** start of LISTED RECORDS **

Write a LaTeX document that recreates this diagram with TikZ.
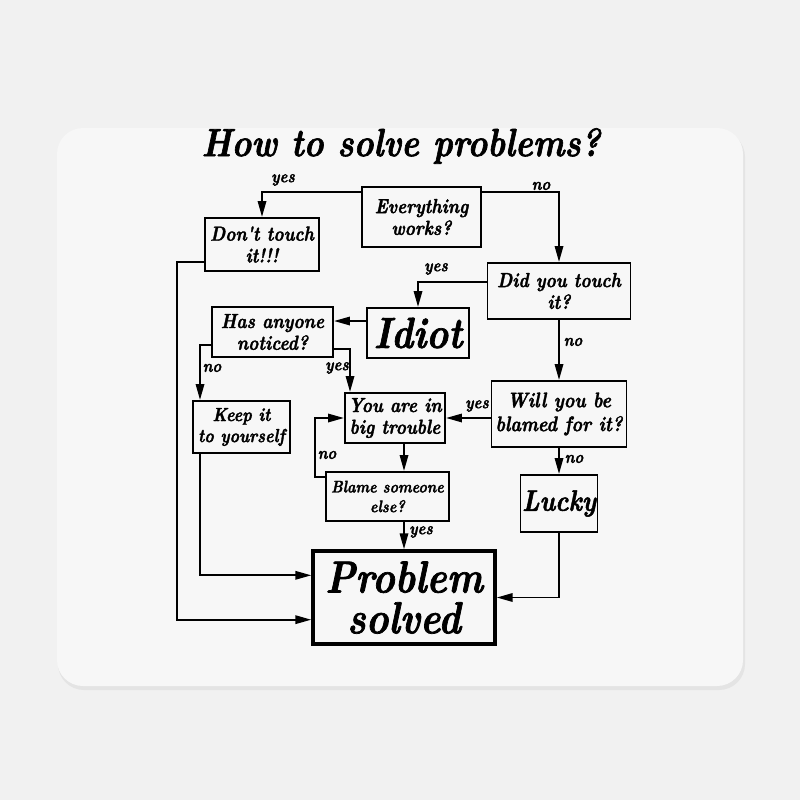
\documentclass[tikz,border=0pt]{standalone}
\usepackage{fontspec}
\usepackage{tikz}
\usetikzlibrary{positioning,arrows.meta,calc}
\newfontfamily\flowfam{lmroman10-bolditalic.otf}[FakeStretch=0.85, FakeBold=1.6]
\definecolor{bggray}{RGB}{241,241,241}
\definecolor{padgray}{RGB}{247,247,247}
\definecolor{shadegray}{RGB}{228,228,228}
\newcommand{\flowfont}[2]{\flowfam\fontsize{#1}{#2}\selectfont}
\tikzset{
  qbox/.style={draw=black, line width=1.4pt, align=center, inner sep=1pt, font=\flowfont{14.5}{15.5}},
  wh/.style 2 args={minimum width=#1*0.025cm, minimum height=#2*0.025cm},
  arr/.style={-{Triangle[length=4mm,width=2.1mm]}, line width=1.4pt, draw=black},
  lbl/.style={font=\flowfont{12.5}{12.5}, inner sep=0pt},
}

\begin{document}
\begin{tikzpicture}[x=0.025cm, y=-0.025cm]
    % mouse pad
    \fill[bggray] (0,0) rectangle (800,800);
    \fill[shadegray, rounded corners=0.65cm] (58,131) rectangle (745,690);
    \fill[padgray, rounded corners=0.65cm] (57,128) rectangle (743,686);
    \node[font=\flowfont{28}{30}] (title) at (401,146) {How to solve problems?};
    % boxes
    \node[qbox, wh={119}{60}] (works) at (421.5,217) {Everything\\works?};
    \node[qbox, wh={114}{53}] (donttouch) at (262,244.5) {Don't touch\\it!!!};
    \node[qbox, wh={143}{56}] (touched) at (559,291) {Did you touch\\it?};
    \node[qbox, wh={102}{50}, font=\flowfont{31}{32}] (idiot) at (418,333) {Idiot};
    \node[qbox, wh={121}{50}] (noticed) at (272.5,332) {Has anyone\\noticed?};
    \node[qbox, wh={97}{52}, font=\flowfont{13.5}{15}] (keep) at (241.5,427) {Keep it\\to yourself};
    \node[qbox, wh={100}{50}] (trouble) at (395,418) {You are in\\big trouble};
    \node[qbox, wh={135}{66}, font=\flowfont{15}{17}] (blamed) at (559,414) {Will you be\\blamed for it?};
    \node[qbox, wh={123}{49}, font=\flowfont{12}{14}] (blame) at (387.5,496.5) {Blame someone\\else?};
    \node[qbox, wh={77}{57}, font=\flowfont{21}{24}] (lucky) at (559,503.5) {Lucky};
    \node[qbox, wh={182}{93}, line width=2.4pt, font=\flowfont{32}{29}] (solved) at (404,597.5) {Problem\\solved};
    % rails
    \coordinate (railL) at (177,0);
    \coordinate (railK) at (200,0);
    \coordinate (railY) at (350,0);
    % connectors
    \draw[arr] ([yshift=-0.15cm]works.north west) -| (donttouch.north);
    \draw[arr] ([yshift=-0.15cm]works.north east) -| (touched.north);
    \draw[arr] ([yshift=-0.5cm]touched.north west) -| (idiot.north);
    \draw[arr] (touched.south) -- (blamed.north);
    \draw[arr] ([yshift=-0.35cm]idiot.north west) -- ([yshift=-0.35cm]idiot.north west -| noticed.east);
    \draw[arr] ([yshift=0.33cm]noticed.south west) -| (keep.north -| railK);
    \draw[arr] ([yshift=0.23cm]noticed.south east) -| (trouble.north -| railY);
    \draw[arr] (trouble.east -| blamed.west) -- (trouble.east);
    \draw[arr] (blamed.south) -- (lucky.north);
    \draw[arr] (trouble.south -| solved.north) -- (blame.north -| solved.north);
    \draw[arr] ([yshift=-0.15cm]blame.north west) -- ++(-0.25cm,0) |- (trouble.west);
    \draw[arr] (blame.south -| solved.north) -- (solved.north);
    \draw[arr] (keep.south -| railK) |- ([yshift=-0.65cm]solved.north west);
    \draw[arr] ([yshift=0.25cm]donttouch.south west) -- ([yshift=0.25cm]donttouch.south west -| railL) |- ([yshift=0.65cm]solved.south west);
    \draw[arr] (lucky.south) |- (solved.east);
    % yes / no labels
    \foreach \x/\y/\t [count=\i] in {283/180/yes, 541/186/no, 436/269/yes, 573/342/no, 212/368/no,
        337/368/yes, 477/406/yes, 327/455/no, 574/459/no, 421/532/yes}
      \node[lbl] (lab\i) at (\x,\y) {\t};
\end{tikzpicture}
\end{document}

** end of LISTED RECORDS **
** start of LISTED RECORDS **

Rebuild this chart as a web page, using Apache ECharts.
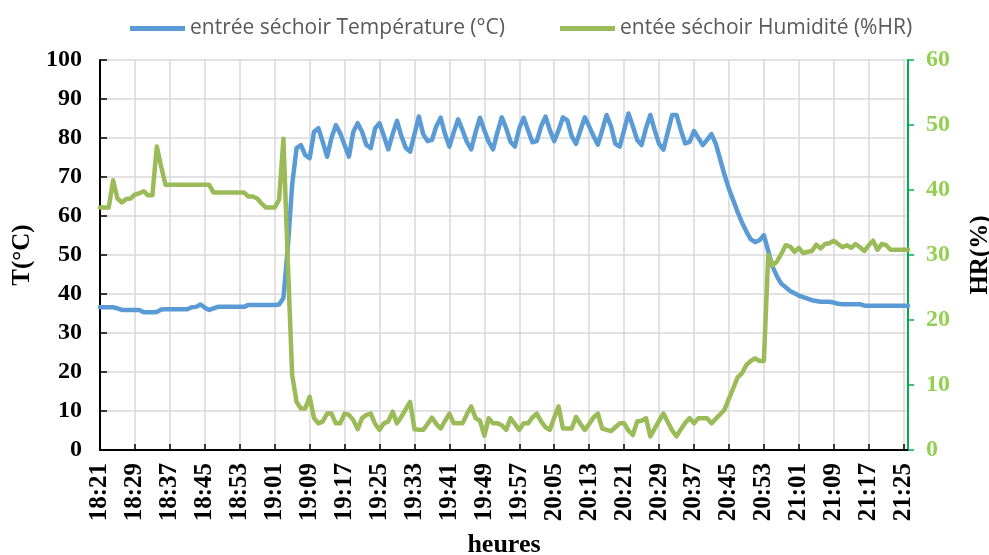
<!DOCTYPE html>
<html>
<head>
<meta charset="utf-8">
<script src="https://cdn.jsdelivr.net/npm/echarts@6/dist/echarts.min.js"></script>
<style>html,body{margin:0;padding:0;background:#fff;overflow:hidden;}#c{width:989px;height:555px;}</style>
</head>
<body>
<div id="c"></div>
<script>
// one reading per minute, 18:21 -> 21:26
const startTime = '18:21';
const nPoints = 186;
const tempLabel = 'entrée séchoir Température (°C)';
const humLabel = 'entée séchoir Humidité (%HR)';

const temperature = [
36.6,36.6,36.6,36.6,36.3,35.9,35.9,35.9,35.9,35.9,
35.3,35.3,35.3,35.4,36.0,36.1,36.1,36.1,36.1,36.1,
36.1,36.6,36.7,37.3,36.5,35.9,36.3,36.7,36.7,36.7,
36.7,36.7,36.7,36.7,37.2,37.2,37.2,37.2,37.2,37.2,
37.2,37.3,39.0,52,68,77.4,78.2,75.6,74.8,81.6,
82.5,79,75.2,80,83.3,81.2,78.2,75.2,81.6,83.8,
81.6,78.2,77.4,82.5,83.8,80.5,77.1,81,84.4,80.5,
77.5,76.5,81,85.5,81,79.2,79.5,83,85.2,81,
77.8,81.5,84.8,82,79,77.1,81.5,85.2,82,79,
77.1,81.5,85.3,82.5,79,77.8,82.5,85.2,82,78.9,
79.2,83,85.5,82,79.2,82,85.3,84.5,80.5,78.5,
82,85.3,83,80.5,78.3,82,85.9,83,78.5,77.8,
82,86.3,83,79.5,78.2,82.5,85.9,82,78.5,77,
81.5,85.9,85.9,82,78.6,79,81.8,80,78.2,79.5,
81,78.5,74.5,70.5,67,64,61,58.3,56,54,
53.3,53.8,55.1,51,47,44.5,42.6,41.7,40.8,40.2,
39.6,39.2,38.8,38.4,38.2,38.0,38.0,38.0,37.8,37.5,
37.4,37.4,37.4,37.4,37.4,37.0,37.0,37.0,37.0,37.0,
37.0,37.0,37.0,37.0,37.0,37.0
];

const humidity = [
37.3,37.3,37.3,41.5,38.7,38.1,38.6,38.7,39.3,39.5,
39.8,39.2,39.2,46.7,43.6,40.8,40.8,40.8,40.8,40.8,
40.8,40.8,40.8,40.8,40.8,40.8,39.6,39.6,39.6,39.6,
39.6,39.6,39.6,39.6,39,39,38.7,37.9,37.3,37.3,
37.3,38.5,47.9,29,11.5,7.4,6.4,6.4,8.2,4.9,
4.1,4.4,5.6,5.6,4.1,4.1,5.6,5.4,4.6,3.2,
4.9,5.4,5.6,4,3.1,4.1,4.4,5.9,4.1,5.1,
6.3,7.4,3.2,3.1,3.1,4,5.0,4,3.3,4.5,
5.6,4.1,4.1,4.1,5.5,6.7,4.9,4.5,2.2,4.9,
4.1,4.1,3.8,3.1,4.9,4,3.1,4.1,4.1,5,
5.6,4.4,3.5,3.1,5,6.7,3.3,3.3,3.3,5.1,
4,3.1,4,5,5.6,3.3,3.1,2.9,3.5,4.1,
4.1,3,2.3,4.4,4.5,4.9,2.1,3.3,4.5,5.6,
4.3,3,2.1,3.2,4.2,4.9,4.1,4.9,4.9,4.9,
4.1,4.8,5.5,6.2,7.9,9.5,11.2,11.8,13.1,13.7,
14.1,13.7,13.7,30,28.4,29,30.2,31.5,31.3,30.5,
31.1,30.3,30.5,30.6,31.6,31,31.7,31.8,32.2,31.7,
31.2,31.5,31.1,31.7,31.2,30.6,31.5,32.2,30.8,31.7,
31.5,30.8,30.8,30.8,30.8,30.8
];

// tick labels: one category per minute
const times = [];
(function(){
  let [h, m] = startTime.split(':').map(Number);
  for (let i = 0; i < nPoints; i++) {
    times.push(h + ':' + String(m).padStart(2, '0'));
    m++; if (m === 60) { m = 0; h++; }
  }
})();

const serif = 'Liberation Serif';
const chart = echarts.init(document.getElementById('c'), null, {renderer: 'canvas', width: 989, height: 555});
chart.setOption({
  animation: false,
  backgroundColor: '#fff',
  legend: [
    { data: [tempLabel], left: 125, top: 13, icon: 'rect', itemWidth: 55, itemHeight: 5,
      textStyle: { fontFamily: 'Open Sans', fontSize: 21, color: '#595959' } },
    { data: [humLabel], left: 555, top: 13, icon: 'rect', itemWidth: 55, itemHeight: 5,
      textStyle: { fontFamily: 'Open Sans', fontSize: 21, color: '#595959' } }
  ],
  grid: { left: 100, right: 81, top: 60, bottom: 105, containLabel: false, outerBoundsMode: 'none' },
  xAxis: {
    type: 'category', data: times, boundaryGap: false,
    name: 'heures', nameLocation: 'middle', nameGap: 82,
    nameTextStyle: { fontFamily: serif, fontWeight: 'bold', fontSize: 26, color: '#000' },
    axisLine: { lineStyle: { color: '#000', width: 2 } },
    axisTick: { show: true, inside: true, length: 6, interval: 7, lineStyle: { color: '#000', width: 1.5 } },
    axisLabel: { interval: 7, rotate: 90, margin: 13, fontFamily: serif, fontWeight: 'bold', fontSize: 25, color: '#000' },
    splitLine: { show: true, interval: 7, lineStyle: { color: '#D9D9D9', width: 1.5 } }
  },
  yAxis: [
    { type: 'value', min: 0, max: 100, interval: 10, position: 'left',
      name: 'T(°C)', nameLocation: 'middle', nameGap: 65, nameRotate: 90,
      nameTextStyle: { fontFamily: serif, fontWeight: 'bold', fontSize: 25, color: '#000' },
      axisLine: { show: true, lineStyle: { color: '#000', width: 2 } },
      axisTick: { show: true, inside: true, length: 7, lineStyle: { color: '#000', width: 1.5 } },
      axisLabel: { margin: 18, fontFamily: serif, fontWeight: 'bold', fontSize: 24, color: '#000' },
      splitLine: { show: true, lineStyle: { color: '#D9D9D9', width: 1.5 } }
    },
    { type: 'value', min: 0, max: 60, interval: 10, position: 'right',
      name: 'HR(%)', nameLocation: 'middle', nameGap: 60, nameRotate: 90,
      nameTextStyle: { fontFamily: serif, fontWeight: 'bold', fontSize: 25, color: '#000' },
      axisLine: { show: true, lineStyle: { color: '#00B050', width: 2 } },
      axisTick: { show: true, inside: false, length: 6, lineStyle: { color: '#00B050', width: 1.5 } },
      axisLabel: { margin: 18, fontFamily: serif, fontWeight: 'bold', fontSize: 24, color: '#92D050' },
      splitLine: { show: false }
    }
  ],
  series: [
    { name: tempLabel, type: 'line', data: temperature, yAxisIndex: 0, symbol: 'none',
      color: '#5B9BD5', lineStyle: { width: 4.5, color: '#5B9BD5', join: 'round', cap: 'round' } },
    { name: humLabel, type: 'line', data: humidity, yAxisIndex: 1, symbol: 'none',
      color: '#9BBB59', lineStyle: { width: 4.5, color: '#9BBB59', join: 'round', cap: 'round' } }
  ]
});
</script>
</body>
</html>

** end of LISTED RECORDS **

*WHAT NEEDS TO BE DONE*
Which lines hold the word "this"? Show each one.

*WRITTEN ANSWER*
Write a LaTeX document that recreates this diagram with TikZ.
Rebuild this chart as a web page, using Apache ECharts.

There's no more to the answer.